**RECORDED INFORMATION**
§ §
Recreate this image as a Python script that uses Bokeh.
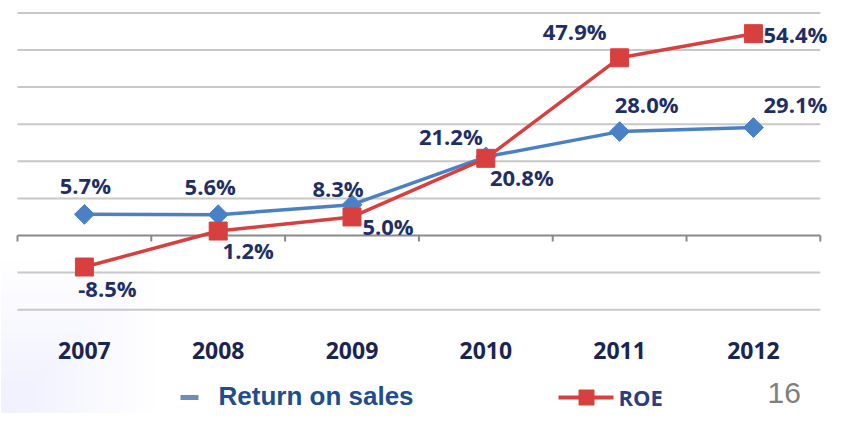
import numpy as np
from bokeh.plotting import figure
from bokeh.models import Range1d, ColumnDataSource
from bokeh.core.properties import value
from bokeh.embed import file_html
from bokeh.resources import INLINE

# ---- data ----
years = ["2007", "2008", "2009", "2010", "2011", "2012"]
return_on_sales = [5.7, 5.6, 8.3, 21.2, 28.0, 29.1]
roe = [-8.5, 1.2, 5.0, 20.8, 47.9, 54.4]
grid_values = [-20, -10, 10, 20, 30, 40, 50, 60]
legend_labels = ["Return on sales", "ROE"]
page_number = "16"

# ---- label placement (screen px offsets, styling only) ----
ros_dx = [1, -8, -14, -35, 27, 42]
ros_dy = [-29, -29, -17, -21, -28, -24]
roe_dx = [23, 30, 36, 36, -45, 42]
roe_dy = [21, 19, 9, 19, -27, 0]

W, H = 830, 413
X0, X1 = -0.127, 6.076
Y0, Y1 = -47.98, 63.34

p = figure(width=W, height=H, x_range=Range1d(X0, X1), y_range=Range1d(Y0, Y1),
           output_backend="svg", toolbar_location=None,
           x_axis_type=None, y_axis_type=None,
           min_border=0, min_border_left=0, min_border_right=0,
           min_border_top=0, min_border_bottom=0)
p.outline_line_color = None
p.background_fill_color = "white"
p.border_fill_color = "white"

n = len(years)
xs = [i + 0.5 for i in range(n)]
bounds = list(range(n + 1))


def dxp(px):
    return X0 + px / W * (X1 - X0)


def dyp(py):
    return Y1 - py / H * (Y1 - Y0)


# faint bluish backdrop at the lower left
for k in range(15):
    p.quad(left=[dxp(0)], right=[dxp(15 + k * 10)], bottom=[Y0], top=[dyp(400 - k * 10)],
           fill_color="#A8C4EA", fill_alpha=0.011, line_color=None)

# gridlines
p.segment(x0=[0] * len(grid_values), x1=[n] * len(grid_values), y0=grid_values, y1=grid_values,
          line_color="#C8C8C8", line_width=2)
# zero axis line + ticks
p.segment(x0=[0], y0=[0], x1=[n], y1=[0], line_color="#8A8A8A", line_width=2)
p.segment(x0=bounds, y0=[0] * len(bounds), x1=bounds, y1=[-1.6] * len(bounds),
          line_color="#8A8A8A", line_width=2)

# series
blue = "#4A80C6"
red = "#D8403F"
p.line(xs, return_on_sales, line_color=blue, line_width=3.5)
p.scatter(xs, return_on_sales, marker="square", angle=np.pi / 4, size=14,
          fill_color=blue, line_color=blue)
p.line(xs, roe, line_color=red, line_width=3.5)
p.scatter(xs, roe, marker="square", size=18, fill_color=red, line_color=red)

label_color = "#1F2F66"
src_ros = ColumnDataSource(dict(x=xs, y=return_on_sales,
                                t=[f"{v:.1f}%" for v in return_on_sales], dx=ros_dx, dy=ros_dy))
src_roe = ColumnDataSource(dict(x=xs, y=roe,
                                t=[f"{v:.1f}%" for v in roe], dx=roe_dx, dy=roe_dy))
for s in (src_ros, src_roe):
    p.text(x="x", y="y", text="t", x_offset="dx", y_offset="dy", source=s,
           text_font=value("Open Sans"), text_font_size="22px", text_font_style="bold",
           text_color=label_color, text_align="center", text_baseline="middle")

# year labels
p.text(x=xs, y=[-31] * n, text=years, text_font=value("Open Sans"), text_font_size="23px",
       text_font_style="bold", text_color="#1A2552", text_align="center", text_baseline="middle")

# ---- legend & page number ----
p.segment(x0=[dxp(180)], x1=[dxp(198)], y0=[dyp(397)], y1=[dyp(397)], line_color="#6D8DB8", line_width=5)
p.text(x=[dxp(218)], y=[dyp(395)], text=[legend_labels[0]], text_font=value("Liberation Sans"),
       text_font_size="26px", text_font_style="bold", text_color="#1F4E8C",
       text_align="left", text_baseline="middle")
p.segment(x0=[dxp(558)], x1=[dxp(613)], y0=[dyp(397)], y1=[dyp(397)], line_color=red, line_width=4)
p.scatter([dxp(586)], [dyp(397)], marker="square", size=15, fill_color=red, line_color=red)
p.text(x=[dxp(618)], y=[dyp(396)], text=[legend_labels[1]], text_font=value("Open Sans"),
       text_font_size="22px", text_font_style="bold", text_color="#2B3E7E",
       text_align="left", text_baseline="middle")
p.text(x=[dxp(767)], y=[dyp(392)], text=[page_number], text_font=value("Liberation Sans"),
       text_font_size="30px", text_color="#7F7F7F", text_align="left", text_baseline="middle")

open("out.html", "w").write(file_html(p, INLINE))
§ §
**TASK STATEMENT**
Every line of the material is to be quoted exactly, with no pictures carried over.

**THE RESULT**
Recreate this image as a Python script that uses Bokeh.
import numpy as np
from bokeh.plotting import figure
from bokeh.models import Range1d, ColumnDataSource
from bokeh.core.properties import value
from bokeh.embed import file_html
from bokeh.resources import INLINE

# ---- data ----
years = ["2007", "2008", "2009", "2010", "2011", "2012"]
return_on_sales = [5.7, 5.6, 8.3, 21.2, 28.0, 29.1]
roe = [-8.5, 1.2, 5.0, 20.8, 47.9, 54.4]
grid_values = [-20, -10, 10, 20, 30, 40, 50, 60]
legend_labels = ["Return on sales", "ROE"]
page_number = "16"

# ---- label placement (screen px offsets, styling only) ----
ros_dx = [1, -8, -14, -35, 27, 42]
ros_dy = [-29, -29, -17, -21, -28, -24]
roe_dx = [23, 30, 36, 36, -45, 42]
roe_dy = [21, 19, 9, 19, -27, 0]

W, H = 830, 413
X0, X1 = -0.127, 6.076
Y0, Y1 = -47.98, 63.34

p = figure(width=W, height=H, x_range=Range1d(X0, X1), y_range=Range1d(Y0, Y1),
           output_backend="svg", toolbar_location=None,
           x_axis_type=None, y_axis_type=None,
           min_border=0, min_border_left=0, min_border_right=0,
           min_border_top=0, min_border_bottom=0)
p.outline_line_color = None
p.background_fill_color = "white"
p.border_fill_color = "white"

n = len(years)
xs = [i + 0.5 for i in range(n)]
bounds = list(range(n + 1))


def dxp(px):
    return X0 + px / W * (X1 - X0)


def dyp(py):
    return Y1 - py / H * (Y1 - Y0)


# faint bluish backdrop at the lower left
for k in range(15):
    p.quad(left=[dxp(0)], right=[dxp(15 + k * 10)], bottom=[Y0], top=[dyp(400 - k * 10)],
           fill_color="#A8C4EA", fill_alpha=0.011, line_color=None)

# gridlines
p.segment(x0=[0] * len(grid_values), x1=[n] * len(grid_values), y0=grid_values, y1=grid_values,
          line_color="#C8C8C8", line_width=2)
# zero axis line + ticks
p.segment(x0=[0], y0=[0], x1=[n], y1=[0], line_color="#8A8A8A", line_width=2)
p.segment(x0=bounds, y0=[0] * len(bounds), x1=bounds, y1=[-1.6] * len(bounds),
          line_color="#8A8A8A", line_width=2)

# series
blue = "#4A80C6"
red = "#D8403F"
p.line(xs, return_on_sales, line_color=blue, line_width=3.5)
p.scatter(xs, return_on_sales, marker="square", angle=np.pi / 4, size=14,
          fill_color=blue, line_color=blue)
p.line(xs, roe, line_color=red, line_width=3.5)
p.scatter(xs, roe, marker="square", size=18, fill_color=red, line_color=red)

label_color = "#1F2F66"
src_ros = ColumnDataSource(dict(x=xs, y=return_on_sales,
                                t=[f"{v:.1f}%" for v in return_on_sales], dx=ros_dx, dy=ros_dy))
src_roe = ColumnDataSource(dict(x=xs, y=roe,
                                t=[f"{v:.1f}%" for v in roe], dx=roe_dx, dy=roe_dy))
for s in (src_ros, src_roe):
    p.text(x="x", y="y", text="t", x_offset="dx", y_offset="dy", source=s,
           text_font=value("Open Sans"), text_font_size="22px", text_font_style="bold",
           text_color=label_color, text_align="center", text_baseline="middle")

# year labels
p.text(x=xs, y=[-31] * n, text=years, text_font=value("Open Sans"), text_font_size="23px",
       text_font_style="bold", text_color="#1A2552", text_align="center", text_baseline="middle")

# ---- legend & page number ----
p.segment(x0=[dxp(180)], x1=[dxp(198)], y0=[dyp(397)], y1=[dyp(397)], line_color="#6D8DB8", line_width=5)
p.text(x=[dxp(218)], y=[dyp(395)], text=[legend_labels[0]], text_font=value("Liberation Sans"),
       text_font_size="26px", text_font_style="bold", text_color="#1F4E8C",
       text_align="left", text_baseline="middle")
p.segment(x0=[dxp(558)], x1=[dxp(613)], y0=[dyp(397)], y1=[dyp(397)], line_color=red, line_width=4)
p.scatter([dxp(586)], [dyp(397)], marker="square", size=15, fill_color=red, line_color=red)
p.text(x=[dxp(618)], y=[dyp(396)], text=[legend_labels[1]], text_font=value("Open Sans"),
       text_font_size="22px", text_font_style="bold", text_color="#2B3E7E",
       text_align="left", text_baseline="middle")
p.text(x=[dxp(767)], y=[dyp(392)], text=[page_number], text_font=value("Liberation Sans"),
       text_font_size="30px", text_color="#7F7F7F", text_align="left", text_baseline="middle")

open("out.html", "w").write(file_html(p, INLINE))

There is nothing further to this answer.